Critique Cinéma : The Hunter de Rafi Pitts

Par Nivrae @nivrae

The Hunter  est un film de Rafi Pitts qui est sorti en DVD le 2 avril 2013 chez BlaqOut.

SynopsisTéhéran, 2009. Ali, récemment libéré de prison, est veilleur de nuit dans une usine. Il vit à contretemps de sa femme et de sa fille. Lorsqu’elles disparaissent dans les émeutes qui secouent la ville, Ali devient le chasseur, poursuivant froidement de sa haine un ennemi insaisissable, caché au cœur des villes aussi bien qu’en lui-même.

Casting : Rafi Pitts, Mitra Hajjar, Saba Yaghoobi

C’est l’adaptation d’une nouvelle de Bozorg Alavi, écrivain iranien fondateur de l’équivalent du parti communiste iranien, activiste sous le régime du Shah et opposant au régime issu de la révolution islamique qui a suivi. Rafi Pitts y a ajouté une première partie racontant comment le chasseur en est arrivé à cette situation.

Le film en lui-même peut rebuter. C’est un film âpre, difficile d’accès. Un héros qui ne s’exprime pas ou très peu, quelques mots à peine en une heure et demie, peu d’événements, un scénario lapidaire qui divise le film en deux parties, l’une en ville, l’autre en forêt, le tout avec peu de moyens. Mais l’intelligence de The Hunter c’est de laisser la place à l’interprétation. C’est ce qui le transforme en une œuvre subversive, en offrant plusieurs lectures dans un pays qui n’en admet qu’une seule. Il traite de cet homme iranien qui ne parle plus, paradoxe dans un pays où l’on est volubile, un homme que tout pousse à bout et qui finit par craquer et commettre l’irréparable, sans que l’on en sache beaucoup sur lui. Presque muet sur ses actions, il l’est autant sur son histoire, il sort de prison, mais sans que l’on en connaisse les raisons. Enfermé dans une vie qu’il n’a pas choisi, à laquelle il est condamné, il tente de se raccrocher à l’existence au travers de sa femme et de sa fille. Il tente de compenser son absence par des cadeaux vains. Avec la prison avant et ses horaires de veilleur de nuit après sa sortie, il semble n’avoir jamais pu être là pour elles. Cependant quand elles disparaissent, quand il perd ce qu’il semble ne jamais vraiment avoir eu, ce dont il n’a pas pu profiter comme il le voudrait, tout s’écroule autour de lui. L’homme pète un plomb, devient animé d’un désir de vengeance irrationnel. Il a tout perdu et cherche à punir au hasard parmi ceux qu’il juge responsables.

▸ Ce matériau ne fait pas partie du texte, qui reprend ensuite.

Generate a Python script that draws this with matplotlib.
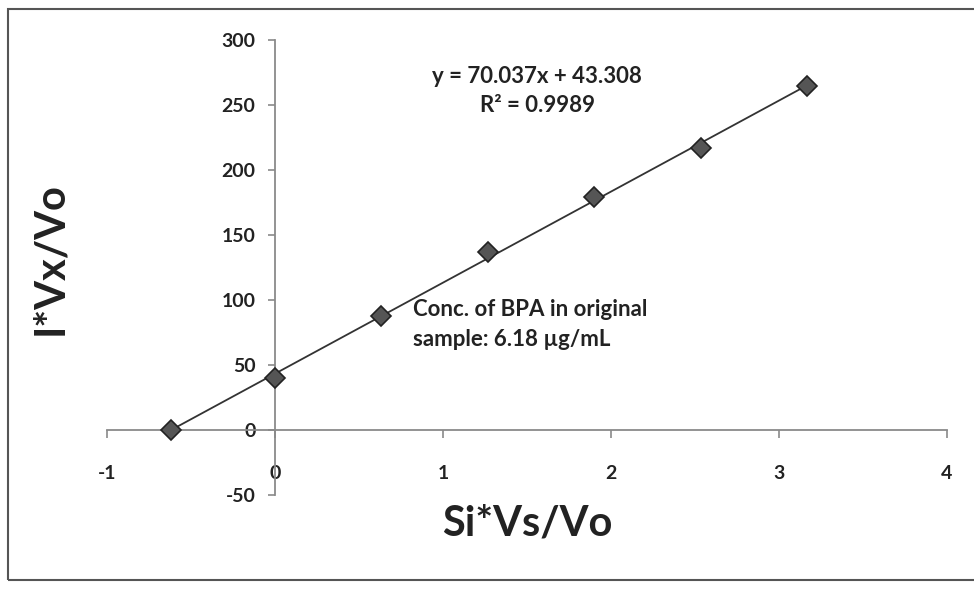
import matplotlib.pyplot as plt
from matplotlib.patches import Rectangle

# standard addition data
x_vals = [-0.618, 0.0, 0.633, 1.267, 1.90, 2.533, 3.167]
y_vals = [0, 40, 88, 137, 179, 217, 265]
slope = 70.037
intercept = 43.308
x_ticks = [-1, 0, 1, 2, 3, 4]
y_ticks = [-50, 0, 50, 100, 150, 200, 250, 300]

plt.rcParams['font.family'] = ['Lato', 'DejaVu Sans']
plt.rcParams['axes.unicode_minus'] = False

fig = plt.figure(figsize=(9.74, 5.89), dpi=100)
ax = fig.add_axes([107 / 974, 1 - 495 / 589, 840 / 974, 455 / 589])

# trendline from intercept point to last point
x_line = [x_vals[0], x_vals[-1]]
y_line = [slope * x + intercept for x in x_line]
ax.plot(x_line, y_line, color="#333333", lw=1.3, zorder=2)
ax.plot(x_vals, y_vals, linestyle="none", marker="D", ms=10,
        markerfacecolor="#555555", markeredgecolor="#222222", markeredgewidth=1.2, zorder=3)

ax.set_xlim(-1, 4)
ax.set_ylim(-50, 300)
ax.set_xticks(x_ticks)
ax.set_yticks(y_ticks)

# axes cross at origin, Excel style
ax.spines["left"].set_position(("data", 0))
ax.spines["bottom"].set_position(("data", 0))
ax.spines["right"].set_visible(False)
ax.spines["top"].set_visible(False)
for s in ["left", "bottom"]:
    ax.spines[s].set_color("#8a8a8a")
    ax.spines[s].set_linewidth(1.3)
ax.tick_params(axis="x", direction="out", length=6, width=1.2, color="#8a8a8a",
               pad=19, labelsize=14, labelcolor="#222222")
ax.tick_params(axis="y", direction="out", length=5, width=1.2, color="#8a8a8a",
               pad=9, labelsize=14, labelcolor="#222222")
for lab in ax.get_xticklabels() + ax.get_yticklabels():
    lab.set_fontweight("bold")

ax.set_xlabel("Si*Vs/Vo", fontsize=30, fontweight="bold", color="#222222")
ax.set_ylabel("I*Vx/Vo", fontsize=30, fontweight="bold", color="#222222")
ax.xaxis.set_label_coords(0.5, -0.02)
ax.yaxis.set_label_coords(-0.045, 0.52)

ax.text(1.56, 261, "y = 70.037x + 43.308\nR² = 0.9989", ha="center", va="center",
        fontsize=16, fontweight="bold", color="#222222", linespacing=1.45)
ax.text(0.82, 81, "Conc. of BPA in original\nsample: 6.18 µg/mL", ha="left", va="center",
        fontsize=16, fontweight="bold", color="#222222", linespacing=1.55)

# outer chart border
fig.patches.append(Rectangle((8 / 974, 1 - 580 / 589), 1.0, 571 / 589,
                             transform=fig.transFigure, fill=False,
                             edgecolor="#555555", lw=1.5))

plt.savefig("out.png", dpi=100)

Les bonus du DVD révèlent ce film. Constitués d’une longue interview de Rafi Pitts découpée en séquences, l’histoire de ce film est fascinante. Son tournage validé après un long combat par la censure iranienne, le refus de la police d’apporter son soutien au tournage, les problèmes d’acteurs et puis surtout la réalité qui rattrape la fiction. Peu après le tournage, les vraies émeutes éclatent dans Téhéran. La nature du film change malgré lui, il se transforme en une œuvre politique. Les lectures multiples qu’il offre deviennent une arme. La censure revient sur sa décision. Rafi Pitts, qui est en Allemagne pour finir le montage et la musique du film, se rend compte qu’il ne pourra pas retourner en Iran et que ce film, qu’il avait amené avec d’infinies précautions pour qu’il soit validé par la censure, ne sortira jamais en Iran. Raconté dans un français parfait par le réalisateur lui-même, cette histoire ajoute une profondeur insoupçonnée au film. Je conseillerais même de regarder les premiers bonus en premier, voir le film, puis regarder les commentaires de deux scènes inclus dans les bonus, cela ouvre une vraie perspective sur The Hunter qui dépasse son côté difficile d’accès.

Note : 8/10, Un film sur l’Iran d’aujourd’hui qui se révèle grâce aux bonus du DVD, qui montrent comment un film devient malgré lui très subversif et porteur d’une forte charge politique.